If you follow my FaceBook Page (Black Tortoise Press,) you may remember me interviewing “J.” He was the MC at “Autumn’s Living Library,” a book signing I attended last fall. To refresh your memory, click here for that very short and very amateur video interview.
“J,” aka Jason Hemphill, impressed me because of his decision to make music his career, and because he that decision to do so with commitment, passion, and a focus on spiritual compassion.
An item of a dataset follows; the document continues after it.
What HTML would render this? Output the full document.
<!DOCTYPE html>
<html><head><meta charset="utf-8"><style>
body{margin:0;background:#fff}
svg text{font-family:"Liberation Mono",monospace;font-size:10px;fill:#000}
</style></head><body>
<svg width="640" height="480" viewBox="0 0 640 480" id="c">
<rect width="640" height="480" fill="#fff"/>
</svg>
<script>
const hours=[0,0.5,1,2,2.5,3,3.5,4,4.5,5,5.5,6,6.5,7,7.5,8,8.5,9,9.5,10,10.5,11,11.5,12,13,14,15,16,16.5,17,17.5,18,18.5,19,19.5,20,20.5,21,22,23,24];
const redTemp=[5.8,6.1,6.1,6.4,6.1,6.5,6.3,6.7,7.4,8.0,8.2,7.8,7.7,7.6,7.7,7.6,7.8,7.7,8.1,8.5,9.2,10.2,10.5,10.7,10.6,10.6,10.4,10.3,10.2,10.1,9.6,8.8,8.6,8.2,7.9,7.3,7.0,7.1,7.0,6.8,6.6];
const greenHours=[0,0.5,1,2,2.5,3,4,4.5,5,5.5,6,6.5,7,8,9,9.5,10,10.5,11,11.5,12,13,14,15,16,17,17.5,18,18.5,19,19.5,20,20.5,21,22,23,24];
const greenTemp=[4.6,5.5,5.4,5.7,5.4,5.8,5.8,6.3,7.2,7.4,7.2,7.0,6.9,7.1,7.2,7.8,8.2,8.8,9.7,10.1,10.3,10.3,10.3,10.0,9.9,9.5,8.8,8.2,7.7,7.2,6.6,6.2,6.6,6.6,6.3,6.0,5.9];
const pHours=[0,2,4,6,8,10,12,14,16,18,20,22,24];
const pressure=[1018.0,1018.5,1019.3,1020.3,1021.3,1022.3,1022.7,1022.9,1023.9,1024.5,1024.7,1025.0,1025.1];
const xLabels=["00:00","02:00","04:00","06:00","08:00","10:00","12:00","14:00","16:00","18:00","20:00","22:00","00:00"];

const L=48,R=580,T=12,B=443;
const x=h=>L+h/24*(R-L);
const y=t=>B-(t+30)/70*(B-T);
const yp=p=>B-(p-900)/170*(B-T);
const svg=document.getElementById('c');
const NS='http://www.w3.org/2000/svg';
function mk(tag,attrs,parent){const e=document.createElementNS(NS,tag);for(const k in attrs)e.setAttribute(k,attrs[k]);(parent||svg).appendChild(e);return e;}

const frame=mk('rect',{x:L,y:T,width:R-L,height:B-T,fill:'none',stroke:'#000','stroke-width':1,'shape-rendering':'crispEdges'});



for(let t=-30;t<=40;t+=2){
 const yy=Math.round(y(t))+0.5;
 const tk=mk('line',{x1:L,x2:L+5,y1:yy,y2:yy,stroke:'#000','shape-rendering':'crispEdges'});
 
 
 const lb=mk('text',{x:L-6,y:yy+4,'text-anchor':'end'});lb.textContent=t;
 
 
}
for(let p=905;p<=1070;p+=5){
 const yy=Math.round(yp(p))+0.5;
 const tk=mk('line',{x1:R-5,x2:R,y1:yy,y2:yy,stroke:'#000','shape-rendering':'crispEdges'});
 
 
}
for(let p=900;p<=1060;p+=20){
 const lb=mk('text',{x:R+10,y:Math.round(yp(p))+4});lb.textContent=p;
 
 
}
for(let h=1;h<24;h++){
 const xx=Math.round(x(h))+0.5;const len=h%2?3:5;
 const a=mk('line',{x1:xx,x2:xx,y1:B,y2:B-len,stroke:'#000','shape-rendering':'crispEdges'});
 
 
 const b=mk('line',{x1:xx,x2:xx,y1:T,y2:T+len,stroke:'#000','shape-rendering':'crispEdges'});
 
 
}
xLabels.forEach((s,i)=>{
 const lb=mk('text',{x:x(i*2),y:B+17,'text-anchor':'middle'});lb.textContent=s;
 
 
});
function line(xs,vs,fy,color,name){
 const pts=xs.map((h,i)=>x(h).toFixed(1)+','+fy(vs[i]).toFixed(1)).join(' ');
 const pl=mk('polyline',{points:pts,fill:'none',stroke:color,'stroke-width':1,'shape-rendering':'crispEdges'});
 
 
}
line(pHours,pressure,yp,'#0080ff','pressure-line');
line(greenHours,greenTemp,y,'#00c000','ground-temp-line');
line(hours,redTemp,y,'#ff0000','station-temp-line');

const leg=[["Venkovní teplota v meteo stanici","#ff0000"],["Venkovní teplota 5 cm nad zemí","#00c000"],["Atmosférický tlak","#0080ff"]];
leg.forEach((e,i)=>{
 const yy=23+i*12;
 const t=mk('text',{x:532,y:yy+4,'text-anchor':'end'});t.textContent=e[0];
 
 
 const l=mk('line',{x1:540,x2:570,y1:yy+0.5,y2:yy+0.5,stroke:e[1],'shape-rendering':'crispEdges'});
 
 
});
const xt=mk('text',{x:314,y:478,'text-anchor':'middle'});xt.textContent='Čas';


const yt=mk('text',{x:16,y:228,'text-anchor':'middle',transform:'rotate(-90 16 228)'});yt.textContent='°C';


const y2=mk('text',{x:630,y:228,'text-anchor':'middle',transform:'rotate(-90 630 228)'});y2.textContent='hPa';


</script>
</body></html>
And, like me, he wasn’t exactly starting-out-in-life when he resolved to launch his career in a new direction.
I just had to find out more about “J.”
J and I met-up at our local free-trade coffee shop “Conscious Cup,” where, indeed, get great coffee to enjoy in a community environment.
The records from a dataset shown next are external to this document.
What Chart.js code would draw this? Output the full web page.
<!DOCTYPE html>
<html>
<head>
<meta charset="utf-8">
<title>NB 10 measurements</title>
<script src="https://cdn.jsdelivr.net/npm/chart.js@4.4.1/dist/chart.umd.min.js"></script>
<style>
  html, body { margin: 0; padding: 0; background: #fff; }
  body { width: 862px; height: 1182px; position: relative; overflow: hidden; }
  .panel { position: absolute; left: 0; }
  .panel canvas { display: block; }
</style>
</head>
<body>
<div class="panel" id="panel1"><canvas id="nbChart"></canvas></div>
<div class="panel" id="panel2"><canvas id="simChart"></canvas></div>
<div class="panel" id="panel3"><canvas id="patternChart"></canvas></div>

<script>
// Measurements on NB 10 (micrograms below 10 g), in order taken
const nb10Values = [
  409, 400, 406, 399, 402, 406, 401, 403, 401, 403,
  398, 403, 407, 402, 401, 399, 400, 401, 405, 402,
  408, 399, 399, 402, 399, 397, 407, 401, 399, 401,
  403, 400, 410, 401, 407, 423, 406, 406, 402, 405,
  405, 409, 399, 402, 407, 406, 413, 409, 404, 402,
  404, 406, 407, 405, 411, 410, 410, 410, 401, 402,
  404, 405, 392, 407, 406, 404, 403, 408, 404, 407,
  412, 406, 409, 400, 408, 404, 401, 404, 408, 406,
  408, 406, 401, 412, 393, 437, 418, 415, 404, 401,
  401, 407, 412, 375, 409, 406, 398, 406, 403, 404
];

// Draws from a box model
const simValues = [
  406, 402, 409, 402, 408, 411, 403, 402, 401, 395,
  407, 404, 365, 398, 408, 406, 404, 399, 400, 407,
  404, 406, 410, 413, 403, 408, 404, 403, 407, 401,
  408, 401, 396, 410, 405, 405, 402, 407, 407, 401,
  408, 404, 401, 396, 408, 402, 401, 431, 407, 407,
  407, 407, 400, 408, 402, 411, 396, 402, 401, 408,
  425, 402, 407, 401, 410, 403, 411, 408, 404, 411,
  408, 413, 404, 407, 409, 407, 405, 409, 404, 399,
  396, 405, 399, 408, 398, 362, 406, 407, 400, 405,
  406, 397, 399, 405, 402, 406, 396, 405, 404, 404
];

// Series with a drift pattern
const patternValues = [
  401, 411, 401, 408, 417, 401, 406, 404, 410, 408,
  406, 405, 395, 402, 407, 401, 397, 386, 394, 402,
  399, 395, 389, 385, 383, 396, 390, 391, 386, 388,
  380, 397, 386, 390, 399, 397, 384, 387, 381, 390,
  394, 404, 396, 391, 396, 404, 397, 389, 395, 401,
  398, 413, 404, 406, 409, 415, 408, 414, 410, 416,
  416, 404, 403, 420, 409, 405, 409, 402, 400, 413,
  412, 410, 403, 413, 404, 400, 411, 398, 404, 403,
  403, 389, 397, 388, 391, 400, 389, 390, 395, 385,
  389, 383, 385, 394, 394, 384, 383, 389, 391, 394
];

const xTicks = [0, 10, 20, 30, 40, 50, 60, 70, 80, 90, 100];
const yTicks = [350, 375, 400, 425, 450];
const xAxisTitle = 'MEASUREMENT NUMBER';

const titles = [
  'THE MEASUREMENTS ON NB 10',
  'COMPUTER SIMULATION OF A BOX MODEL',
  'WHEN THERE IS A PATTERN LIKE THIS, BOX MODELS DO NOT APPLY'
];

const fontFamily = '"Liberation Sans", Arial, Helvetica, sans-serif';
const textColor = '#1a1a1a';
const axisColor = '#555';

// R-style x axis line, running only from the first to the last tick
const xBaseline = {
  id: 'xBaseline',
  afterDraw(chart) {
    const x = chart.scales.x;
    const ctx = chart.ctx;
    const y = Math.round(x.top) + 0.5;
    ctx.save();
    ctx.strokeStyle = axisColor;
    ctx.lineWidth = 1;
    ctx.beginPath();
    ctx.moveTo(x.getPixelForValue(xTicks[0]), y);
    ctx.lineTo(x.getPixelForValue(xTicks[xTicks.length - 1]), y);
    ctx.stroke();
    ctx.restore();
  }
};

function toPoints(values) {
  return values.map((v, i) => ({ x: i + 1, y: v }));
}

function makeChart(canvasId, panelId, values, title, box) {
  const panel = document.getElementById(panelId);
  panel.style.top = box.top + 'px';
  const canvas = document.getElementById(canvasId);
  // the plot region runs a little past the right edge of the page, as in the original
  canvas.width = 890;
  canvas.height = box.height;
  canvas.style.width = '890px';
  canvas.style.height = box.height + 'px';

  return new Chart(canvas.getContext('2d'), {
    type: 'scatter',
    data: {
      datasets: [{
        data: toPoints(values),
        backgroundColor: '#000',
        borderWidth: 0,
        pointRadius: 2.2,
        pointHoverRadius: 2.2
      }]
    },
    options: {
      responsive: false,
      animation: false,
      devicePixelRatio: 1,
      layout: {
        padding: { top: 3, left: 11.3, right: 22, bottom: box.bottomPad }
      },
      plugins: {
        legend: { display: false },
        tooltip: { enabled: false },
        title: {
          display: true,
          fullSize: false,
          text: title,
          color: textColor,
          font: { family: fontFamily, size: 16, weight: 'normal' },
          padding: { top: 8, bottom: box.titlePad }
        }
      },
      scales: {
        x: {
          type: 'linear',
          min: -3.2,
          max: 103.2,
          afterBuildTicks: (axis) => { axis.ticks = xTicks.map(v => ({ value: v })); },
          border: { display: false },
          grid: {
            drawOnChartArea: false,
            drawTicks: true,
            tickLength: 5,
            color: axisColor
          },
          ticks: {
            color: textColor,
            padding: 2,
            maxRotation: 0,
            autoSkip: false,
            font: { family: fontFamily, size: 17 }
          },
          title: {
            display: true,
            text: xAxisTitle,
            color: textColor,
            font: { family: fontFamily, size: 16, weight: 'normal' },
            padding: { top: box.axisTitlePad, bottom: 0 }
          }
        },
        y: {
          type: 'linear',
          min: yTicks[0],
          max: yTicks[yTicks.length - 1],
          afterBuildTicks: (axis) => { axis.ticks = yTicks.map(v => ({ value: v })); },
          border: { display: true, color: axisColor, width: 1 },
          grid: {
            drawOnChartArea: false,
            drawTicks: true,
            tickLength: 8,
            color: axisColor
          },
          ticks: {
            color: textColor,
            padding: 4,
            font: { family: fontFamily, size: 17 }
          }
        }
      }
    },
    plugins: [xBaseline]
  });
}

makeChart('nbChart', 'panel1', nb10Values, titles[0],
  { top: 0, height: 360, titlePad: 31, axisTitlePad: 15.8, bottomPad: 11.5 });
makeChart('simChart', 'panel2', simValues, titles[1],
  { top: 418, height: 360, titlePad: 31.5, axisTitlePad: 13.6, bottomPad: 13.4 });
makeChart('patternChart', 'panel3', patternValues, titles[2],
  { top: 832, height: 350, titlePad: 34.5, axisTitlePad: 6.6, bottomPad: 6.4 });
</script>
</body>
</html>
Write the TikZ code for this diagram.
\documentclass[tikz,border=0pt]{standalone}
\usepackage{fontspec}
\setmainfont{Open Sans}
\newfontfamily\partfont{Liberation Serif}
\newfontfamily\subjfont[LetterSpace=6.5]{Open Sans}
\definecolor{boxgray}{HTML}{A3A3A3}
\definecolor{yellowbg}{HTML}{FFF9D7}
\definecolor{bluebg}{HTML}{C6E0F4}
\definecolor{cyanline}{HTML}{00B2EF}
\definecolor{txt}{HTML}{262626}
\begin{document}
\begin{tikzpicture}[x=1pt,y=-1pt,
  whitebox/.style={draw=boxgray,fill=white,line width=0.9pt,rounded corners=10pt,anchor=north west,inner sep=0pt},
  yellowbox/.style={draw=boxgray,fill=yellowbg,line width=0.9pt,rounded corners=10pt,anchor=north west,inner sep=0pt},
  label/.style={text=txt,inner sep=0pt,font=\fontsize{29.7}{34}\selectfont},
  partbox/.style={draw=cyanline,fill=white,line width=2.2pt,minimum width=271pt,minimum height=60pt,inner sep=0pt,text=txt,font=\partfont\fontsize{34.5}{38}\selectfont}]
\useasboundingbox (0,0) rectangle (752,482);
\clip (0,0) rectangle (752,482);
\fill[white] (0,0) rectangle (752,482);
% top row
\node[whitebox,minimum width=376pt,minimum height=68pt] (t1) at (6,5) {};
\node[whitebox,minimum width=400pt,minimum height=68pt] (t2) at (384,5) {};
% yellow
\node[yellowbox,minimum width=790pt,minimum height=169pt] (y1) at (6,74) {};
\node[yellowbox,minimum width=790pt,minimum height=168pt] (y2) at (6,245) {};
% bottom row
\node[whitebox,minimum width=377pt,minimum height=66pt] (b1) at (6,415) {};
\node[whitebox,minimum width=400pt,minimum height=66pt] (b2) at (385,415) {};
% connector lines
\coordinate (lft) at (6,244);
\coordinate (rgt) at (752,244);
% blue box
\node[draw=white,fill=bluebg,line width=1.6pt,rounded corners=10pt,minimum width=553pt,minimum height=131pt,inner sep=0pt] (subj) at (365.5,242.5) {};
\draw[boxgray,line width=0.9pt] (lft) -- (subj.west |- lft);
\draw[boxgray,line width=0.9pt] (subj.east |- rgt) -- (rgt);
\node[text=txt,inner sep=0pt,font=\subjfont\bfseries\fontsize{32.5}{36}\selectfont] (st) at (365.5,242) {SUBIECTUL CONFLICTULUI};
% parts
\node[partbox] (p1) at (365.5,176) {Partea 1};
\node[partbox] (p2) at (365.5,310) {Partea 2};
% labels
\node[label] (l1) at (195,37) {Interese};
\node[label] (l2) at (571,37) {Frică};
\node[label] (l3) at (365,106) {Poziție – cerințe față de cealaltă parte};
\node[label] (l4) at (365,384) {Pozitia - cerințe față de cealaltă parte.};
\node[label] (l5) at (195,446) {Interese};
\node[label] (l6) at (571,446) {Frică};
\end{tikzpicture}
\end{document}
J grew up in a “faith-filled,” blended family. He has a sister that’s 3 years younger and a half-brother 25 years younger. They attended church every Sunday. “My second family is my church family,” he told me. “My early experiences shaped my view of what a church should be and what worship should be.”
As a child he learned to farm alongside maternal grandfather. He appreciates the value of hard work and perseverance. J taught himself how to play the keyboard in his teens. As an adult he became part of The Elevate Project, a local, loosely-bound band of 7-14 musicians. “We pull from our network or musician, depending on the need.” That was in 2011. “We’re an interesting gathering of musicians that met while working in the church.”
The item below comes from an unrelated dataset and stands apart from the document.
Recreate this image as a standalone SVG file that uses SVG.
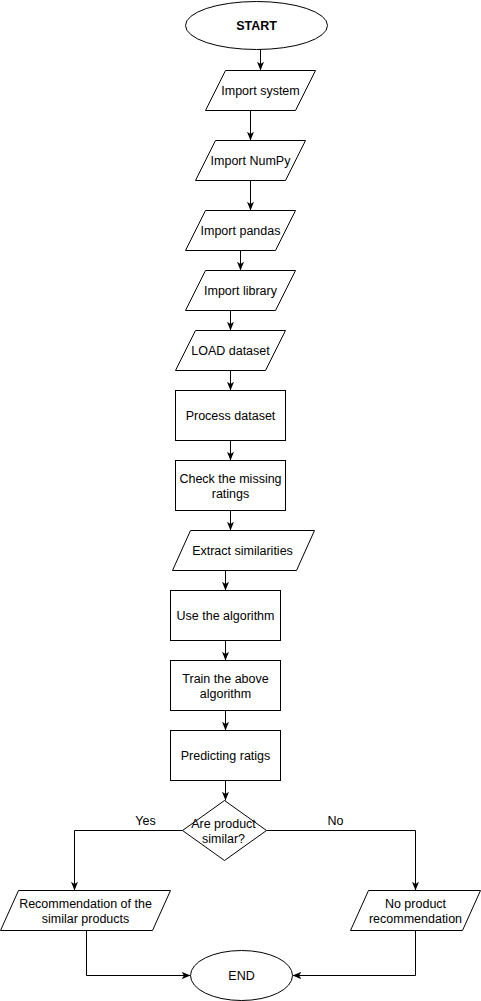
<svg xmlns="http://www.w3.org/2000/svg" width="481" height="1001" viewBox="0 0 481 1001">
<style>
.s{fill:#fff;stroke:#000;stroke-width:1}
.t{font-family:"Liberation Sans",Arial,sans-serif;font-size:12.5px;fill:#000;text-anchor:middle}
.b{font-weight:bold}
.e{fill:none;stroke:#000;stroke-width:1}
</style>
<defs>
<marker id="arr" viewBox="0 0 10 8" markerWidth="9" markerHeight="7" refX="10" refY="4" orient="auto" markerUnits="userSpaceOnUse">
<path d="M0,0 L10,4 L0,8 L2.5,4 z" fill="#000"/>
</marker>
</defs>
<rect width="481" height="1001" fill="#fff"/>
<g transform="translate(0.5,0.5)">
<g id="connectors">
<path class="e" d="M260,49 V70" marker-end="url(#arr)"/>
<path class="e" d="M250,110 V140" marker-end="url(#arr)"/>
<path class="e" d="M250,180 V210" marker-end="url(#arr)"/>
<path class="e" d="M240,250 V270" marker-end="url(#arr)"/>
<path class="e" d="M230,310 V330" marker-end="url(#arr)"/>
<path class="e" d="M230,370 V390" marker-end="url(#arr)"/>
<path class="e" d="M230,440 V460" marker-end="url(#arr)"/>
<path class="e" d="M230,510 V530" marker-end="url(#arr)"/>
<path class="e" d="M225,570 V590" marker-end="url(#arr)"/>
<path class="e" d="M225,640 V660" marker-end="url(#arr)"/>
<path class="e" d="M225,710 V730" marker-end="url(#arr)"/>
<path class="e" d="M225,780 V800" marker-end="url(#arr)"/>
<path class="e" d="M182,830 H74 V890" marker-end="url(#arr)"/>
<path class="e" d="M266,830 H415 V890" marker-end="url(#arr)"/>
<path class="e" d="M86,930 V975 H190" marker-end="url(#arr)"/>
<path class="e" d="M415,930 V975 H292" marker-end="url(#arr)"/>
<text class="t" x="145" y="824">Yes</text>
<text class="t" x="335" y="824">No</text>
</g>
<g id="start">
<ellipse class="s" cx="256" cy="25" rx="71" ry="24"/>
<text class="t b" x="256" y="29">START</text>
</g>
<g id="import-system">
<polygon class="s" points="225,70 315,70 295,110 205,110"/>
<text class="t" x="260" y="94">Import system</text>
</g>
<g id="import-numpy">
<polygon class="s" points="215,140 305,140 285,180 195,180"/>
<text class="t" x="250" y="164">Import NumPy</text>
</g>
<g id="import-pandas">
<polygon class="s" points="205,210 295,210 275,250 185,250"/>
<text class="t" x="240" y="234">Import pandas</text>
</g>
<g id="import-library">
<polygon class="s" points="205,270 295,270 275,310 185,310"/>
<text class="t" x="240" y="294">Import library</text>
</g>
<g id="load-dataset">
<polygon class="s" points="195,330 285,330 265,370 175,370"/>
<text class="t" x="230" y="354">LOAD dataset</text>
</g>
<g id="process-dataset">
<rect class="s" x="175" y="390" width="110" height="50"/>
<text class="t" x="230" y="419">Process dataset</text>
</g>
<g id="check-missing">
<rect class="s" x="175" y="460" width="110" height="50"/>
<text class="t" x="230" y="482">Check the missing</text>
<text class="t" x="230" y="497">ratings</text>
</g>
<g id="extract-similarities">
<polygon class="s" points="190,530 314,530 296,570 172,570"/>
<text class="t" x="242" y="554">Extract similarities</text>
</g>
<g id="use-algorithm">
<rect class="s" x="170" y="590" width="110" height="50"/>
<text class="t" x="225" y="619">Use the algorithm</text>
</g>
<g id="train-algorithm">
<rect class="s" x="170" y="660" width="110" height="50"/>
<text class="t" x="225" y="682">Train the above</text>
<text class="t" x="225" y="697">algorithm</text>
</g>
<g id="predicting">
<rect class="s" x="170" y="730" width="110" height="50"/>
<text class="t" x="225" y="759">Predicting ratigs</text>
</g>
<g id="decision">
<polygon class="s" points="224,800 266,830 224,860 182,830"/>
<text class="t" x="223" y="827">Are product</text>
<text class="t" x="223" y="842">similar?</text>
</g>
<g id="recommend">
<polygon class="s" points="18,890 170,890 152,930 0,930"/>
<text class="t" x="85" y="907">Recommendation of the</text>
<text class="t" x="85" y="922">similar products</text>
</g>
<g id="no-recommend">
<polygon class="s" points="368,890 480,890 462,930 350,930"/>
<text class="t" x="415" y="907">No product</text>
<text class="t" x="415" y="922">recommendation</text>
</g>
<g id="end">
<ellipse class="s" cx="241" cy="975" rx="51" ry="25"/>
<text class="t" x="241" y="979">END</text>
</g>
</g>
</svg>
It seems only natural that J eventually became the local First United Methodist Church’s Director of Contempory Worship Arts. Now he’s taking his music to the next step to be a full-time solo artist. “During worship leading, I asked ‘what do I do now.’ J said. “My goal was to write and perform music, but God was telling me to do the band first, and write later. Rehearsals began immediately.”
Today, J writes whenever the spirit moves him. “I considered my music ‘blue-eyed soul’, with gospel influence,” “J” explained. According to AllMusic.com:
Blue-Eyed Soul refers to soul and R&B music performed and sung by white musicians. The term first came into play during the mid-’60s, when acts like the Righteous Brothers had hits with soulful songs like “You Lost That Loving Feeling.” Throughout the late ’60s, blue-eyed soul thrived, as acts like the Rascals, the Box Tops, Mitch Ryder, Tony Joe White, and Roy Head had a series of hits. During the ’70s, blue-eyed soul continued to be successful, as acts like Hall & Oates, Robert Palmer, Average White Band, Boz Scaggs, and David Bowie updated the formula.